───── INPUT ROWS ─────

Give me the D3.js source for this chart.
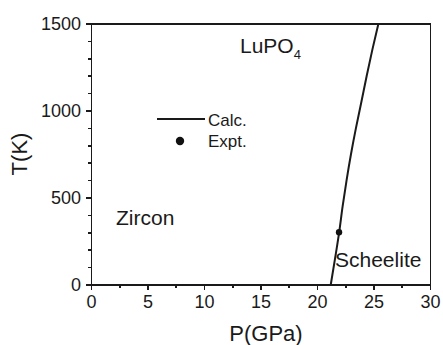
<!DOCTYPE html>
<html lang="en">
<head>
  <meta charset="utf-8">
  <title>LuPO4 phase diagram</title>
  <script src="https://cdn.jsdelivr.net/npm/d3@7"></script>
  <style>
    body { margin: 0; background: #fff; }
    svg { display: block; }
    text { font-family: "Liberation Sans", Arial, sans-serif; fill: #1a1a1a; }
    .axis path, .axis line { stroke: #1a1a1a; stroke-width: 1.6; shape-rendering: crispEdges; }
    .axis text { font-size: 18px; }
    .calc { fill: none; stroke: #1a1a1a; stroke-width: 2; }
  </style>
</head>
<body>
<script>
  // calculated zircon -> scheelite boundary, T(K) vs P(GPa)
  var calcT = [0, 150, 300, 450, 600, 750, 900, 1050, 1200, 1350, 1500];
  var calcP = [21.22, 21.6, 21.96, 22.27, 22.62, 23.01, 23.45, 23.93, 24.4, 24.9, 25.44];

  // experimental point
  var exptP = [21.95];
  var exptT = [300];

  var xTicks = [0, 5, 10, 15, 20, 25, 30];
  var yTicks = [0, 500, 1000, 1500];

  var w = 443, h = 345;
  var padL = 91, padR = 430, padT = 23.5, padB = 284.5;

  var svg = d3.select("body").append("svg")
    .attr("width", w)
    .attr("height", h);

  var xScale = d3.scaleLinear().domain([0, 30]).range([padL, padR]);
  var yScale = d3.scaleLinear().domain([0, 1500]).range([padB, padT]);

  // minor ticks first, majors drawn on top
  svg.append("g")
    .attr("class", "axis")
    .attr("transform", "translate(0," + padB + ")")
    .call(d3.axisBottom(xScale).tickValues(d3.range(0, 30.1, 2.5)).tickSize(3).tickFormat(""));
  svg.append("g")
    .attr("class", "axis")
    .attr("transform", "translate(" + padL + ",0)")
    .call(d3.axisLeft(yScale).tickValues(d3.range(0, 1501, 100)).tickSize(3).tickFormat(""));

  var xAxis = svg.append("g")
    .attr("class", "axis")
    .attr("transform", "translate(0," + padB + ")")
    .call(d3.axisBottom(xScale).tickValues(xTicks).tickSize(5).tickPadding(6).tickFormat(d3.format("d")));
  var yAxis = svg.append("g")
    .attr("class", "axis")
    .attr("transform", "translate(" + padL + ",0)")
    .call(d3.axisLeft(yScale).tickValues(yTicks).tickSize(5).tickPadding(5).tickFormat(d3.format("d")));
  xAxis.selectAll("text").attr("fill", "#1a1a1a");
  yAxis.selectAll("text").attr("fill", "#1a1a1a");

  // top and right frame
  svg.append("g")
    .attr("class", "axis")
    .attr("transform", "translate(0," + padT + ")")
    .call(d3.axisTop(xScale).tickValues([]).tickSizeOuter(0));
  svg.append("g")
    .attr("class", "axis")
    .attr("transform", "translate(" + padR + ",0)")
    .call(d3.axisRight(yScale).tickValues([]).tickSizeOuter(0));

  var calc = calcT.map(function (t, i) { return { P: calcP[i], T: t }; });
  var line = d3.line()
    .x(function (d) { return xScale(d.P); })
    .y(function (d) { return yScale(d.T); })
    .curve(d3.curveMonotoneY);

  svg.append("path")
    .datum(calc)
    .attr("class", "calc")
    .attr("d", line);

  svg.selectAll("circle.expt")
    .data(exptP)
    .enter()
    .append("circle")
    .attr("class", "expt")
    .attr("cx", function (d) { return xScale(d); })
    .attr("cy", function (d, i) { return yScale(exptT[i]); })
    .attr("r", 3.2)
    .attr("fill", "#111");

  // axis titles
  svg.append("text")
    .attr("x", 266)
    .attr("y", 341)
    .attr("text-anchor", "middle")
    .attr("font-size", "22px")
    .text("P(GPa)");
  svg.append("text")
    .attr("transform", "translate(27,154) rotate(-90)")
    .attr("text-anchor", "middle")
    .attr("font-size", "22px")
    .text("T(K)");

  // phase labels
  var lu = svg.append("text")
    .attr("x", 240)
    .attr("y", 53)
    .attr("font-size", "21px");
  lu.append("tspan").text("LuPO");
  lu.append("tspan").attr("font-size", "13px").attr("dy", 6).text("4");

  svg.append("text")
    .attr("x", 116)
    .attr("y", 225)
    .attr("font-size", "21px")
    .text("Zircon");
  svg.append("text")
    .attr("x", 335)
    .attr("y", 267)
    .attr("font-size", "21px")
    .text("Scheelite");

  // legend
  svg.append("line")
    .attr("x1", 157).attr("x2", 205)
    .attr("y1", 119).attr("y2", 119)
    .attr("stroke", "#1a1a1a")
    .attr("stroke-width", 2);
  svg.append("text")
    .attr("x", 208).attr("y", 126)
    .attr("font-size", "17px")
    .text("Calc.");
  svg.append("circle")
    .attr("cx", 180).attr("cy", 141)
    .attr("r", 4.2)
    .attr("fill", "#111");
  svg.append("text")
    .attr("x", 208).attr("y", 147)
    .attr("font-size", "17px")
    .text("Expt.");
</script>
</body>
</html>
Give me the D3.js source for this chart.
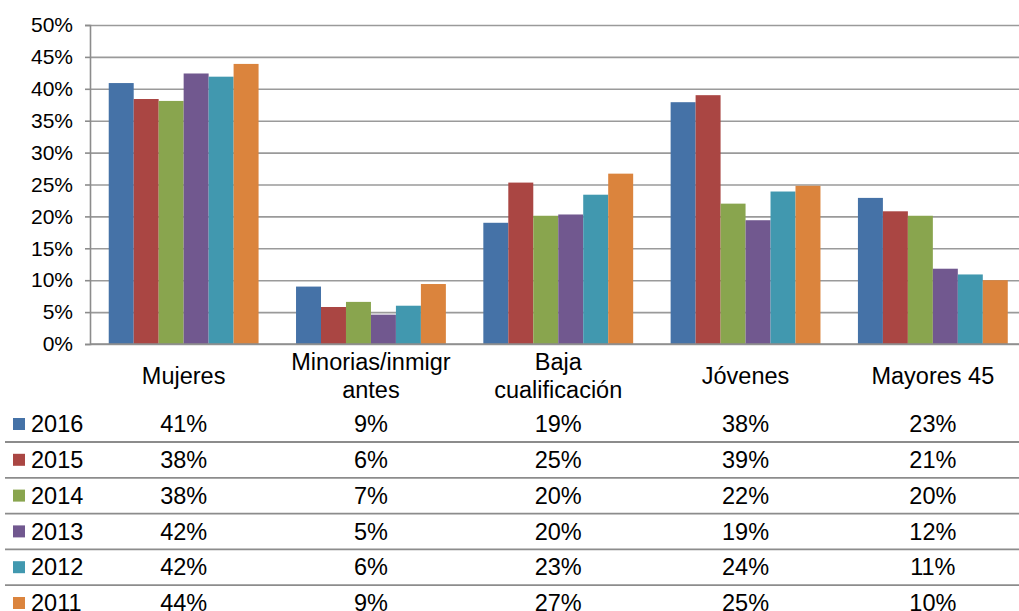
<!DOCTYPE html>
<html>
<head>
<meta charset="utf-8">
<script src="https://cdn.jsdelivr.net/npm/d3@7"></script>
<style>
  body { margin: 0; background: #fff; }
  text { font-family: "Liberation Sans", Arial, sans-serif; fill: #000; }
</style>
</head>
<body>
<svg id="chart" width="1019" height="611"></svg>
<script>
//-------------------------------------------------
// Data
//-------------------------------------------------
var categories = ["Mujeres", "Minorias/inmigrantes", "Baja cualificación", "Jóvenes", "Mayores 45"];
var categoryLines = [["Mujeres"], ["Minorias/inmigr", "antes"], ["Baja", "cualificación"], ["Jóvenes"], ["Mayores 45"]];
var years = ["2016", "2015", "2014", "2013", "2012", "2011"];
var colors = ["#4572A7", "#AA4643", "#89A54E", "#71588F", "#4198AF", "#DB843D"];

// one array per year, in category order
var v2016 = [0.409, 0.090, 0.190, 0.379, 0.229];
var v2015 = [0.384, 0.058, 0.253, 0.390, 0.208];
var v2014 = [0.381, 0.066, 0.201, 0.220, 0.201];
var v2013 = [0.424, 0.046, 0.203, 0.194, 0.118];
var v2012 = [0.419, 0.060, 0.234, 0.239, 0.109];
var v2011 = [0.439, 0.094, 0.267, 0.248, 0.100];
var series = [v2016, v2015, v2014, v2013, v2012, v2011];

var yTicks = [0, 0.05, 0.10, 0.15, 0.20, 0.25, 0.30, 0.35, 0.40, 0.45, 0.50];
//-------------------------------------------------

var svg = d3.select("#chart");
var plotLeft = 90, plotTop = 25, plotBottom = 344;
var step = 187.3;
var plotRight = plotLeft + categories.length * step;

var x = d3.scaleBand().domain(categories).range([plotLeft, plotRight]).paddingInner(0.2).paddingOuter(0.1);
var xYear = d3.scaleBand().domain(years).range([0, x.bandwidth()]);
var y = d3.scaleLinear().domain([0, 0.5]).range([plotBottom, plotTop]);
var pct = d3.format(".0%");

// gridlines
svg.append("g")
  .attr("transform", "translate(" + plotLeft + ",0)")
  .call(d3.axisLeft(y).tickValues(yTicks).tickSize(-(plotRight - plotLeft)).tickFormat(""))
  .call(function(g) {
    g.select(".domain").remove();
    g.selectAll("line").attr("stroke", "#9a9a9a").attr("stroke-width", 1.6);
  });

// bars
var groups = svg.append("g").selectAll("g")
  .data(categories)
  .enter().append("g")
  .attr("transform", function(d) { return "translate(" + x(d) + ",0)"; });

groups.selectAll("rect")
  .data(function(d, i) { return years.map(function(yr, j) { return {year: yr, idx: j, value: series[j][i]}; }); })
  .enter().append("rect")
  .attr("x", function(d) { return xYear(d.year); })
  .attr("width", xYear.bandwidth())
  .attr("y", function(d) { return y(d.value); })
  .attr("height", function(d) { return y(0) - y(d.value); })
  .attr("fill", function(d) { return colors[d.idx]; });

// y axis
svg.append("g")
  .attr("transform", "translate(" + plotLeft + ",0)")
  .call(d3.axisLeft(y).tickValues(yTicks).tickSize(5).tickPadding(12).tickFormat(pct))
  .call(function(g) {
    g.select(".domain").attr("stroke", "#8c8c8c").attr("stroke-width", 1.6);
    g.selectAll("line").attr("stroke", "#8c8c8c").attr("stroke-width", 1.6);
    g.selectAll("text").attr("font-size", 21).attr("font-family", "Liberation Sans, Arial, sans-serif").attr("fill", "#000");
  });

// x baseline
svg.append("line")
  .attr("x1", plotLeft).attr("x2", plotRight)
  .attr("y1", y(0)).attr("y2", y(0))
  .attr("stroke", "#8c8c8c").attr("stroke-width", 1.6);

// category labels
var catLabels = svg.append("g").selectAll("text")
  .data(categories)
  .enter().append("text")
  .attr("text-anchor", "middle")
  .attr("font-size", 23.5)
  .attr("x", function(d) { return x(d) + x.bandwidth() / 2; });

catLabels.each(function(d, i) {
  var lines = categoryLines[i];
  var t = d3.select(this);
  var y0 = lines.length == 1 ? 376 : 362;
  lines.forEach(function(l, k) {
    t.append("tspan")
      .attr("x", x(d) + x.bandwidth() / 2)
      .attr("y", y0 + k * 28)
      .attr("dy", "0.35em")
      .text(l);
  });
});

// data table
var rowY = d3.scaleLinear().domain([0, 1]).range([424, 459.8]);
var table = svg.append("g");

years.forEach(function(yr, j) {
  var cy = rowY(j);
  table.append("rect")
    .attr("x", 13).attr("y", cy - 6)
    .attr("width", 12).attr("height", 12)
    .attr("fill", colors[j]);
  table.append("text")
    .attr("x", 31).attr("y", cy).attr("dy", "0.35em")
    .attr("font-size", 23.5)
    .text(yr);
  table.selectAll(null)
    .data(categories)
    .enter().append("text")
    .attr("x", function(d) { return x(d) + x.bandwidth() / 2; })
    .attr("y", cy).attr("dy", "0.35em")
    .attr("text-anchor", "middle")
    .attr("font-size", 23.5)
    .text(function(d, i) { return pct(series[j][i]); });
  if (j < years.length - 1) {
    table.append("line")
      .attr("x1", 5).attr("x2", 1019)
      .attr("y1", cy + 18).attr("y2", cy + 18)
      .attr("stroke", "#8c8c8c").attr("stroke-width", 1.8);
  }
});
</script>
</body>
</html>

─────

Give the number of lines where the string "chart" occurs, without any further text.

4